A group of people has set up a camp next to an Enbridge Line 2 testing and maintenence site along the Canada-U.S. border near Gretna.
The group is there to protect the land, not to protest, says organizer and Dakota woman Geraldine McManus.
"I have to stop this right here. I'm not letting them pass. I don't care. I will lay right on that line. I will chain myself to anything I have to chain myself to. Doesn't matter to me. I'm ready to go the long haul with this," McManus said.
The group arrived at 2 a.m. Wednesday and doesn't plan on leaving any time soon, McManus says.
"I'm here as long as it is going to take to shut this down. It's not just about shutting them down and not letting them through; it's about making them responsible, making these corporations responsible," she said.
The organizer says they believe that the initiators of this pipeline project failed to include Indigenous people in the conversation.
"This is Crown land right here, this is our land. If you wanted to go across this land, why didn't you ask us Indigenous people in the first place? You only asked a few chosen people. That's not our community, those couple of people that they asked and the few people that approved this line. That's not a majority consent," McManus said.
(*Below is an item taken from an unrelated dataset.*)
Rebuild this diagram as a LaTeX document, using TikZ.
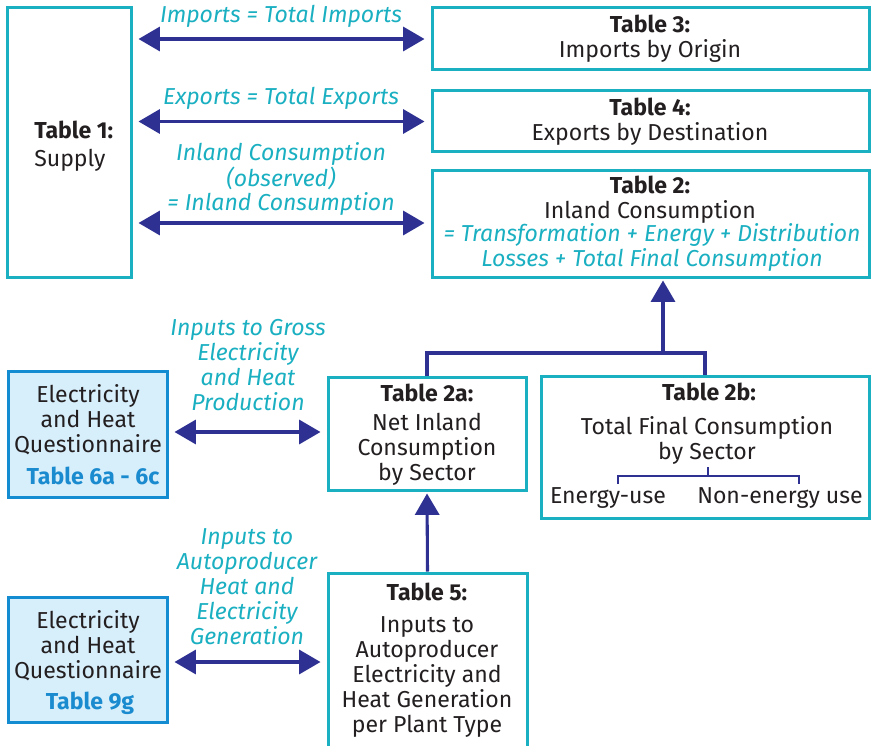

McManus has participated in similar events before, such as the Standing Rock protest against the Dakota Access Pipeline in 2017.
"I don't believe that anyone has the right to keep destroying our environment, our waterways, our food sources ... and we see it every day around the world, what's going on. The pipes leak, it's a given, they all leak. And if that's what's going to happen then at some point as human beings we've got to just say no," McManus said.
Five people were at the site - called the Spirit of the Buffalo Camp - shortly after noon, where a sacred fire had been lit and the group participated in prayer. McManus says she expects thousands more to join them in the future.
"We are aware that a number of individuals are observing our Line 2 maintenance work site near the Canada U.S. border. Safety of our workers and others present near the site is our number one priority. Enbridge respects people’s right to express their views safely and in accordance with the law," said Michael Barnes, an Enbridge spokesperson, in an email statement.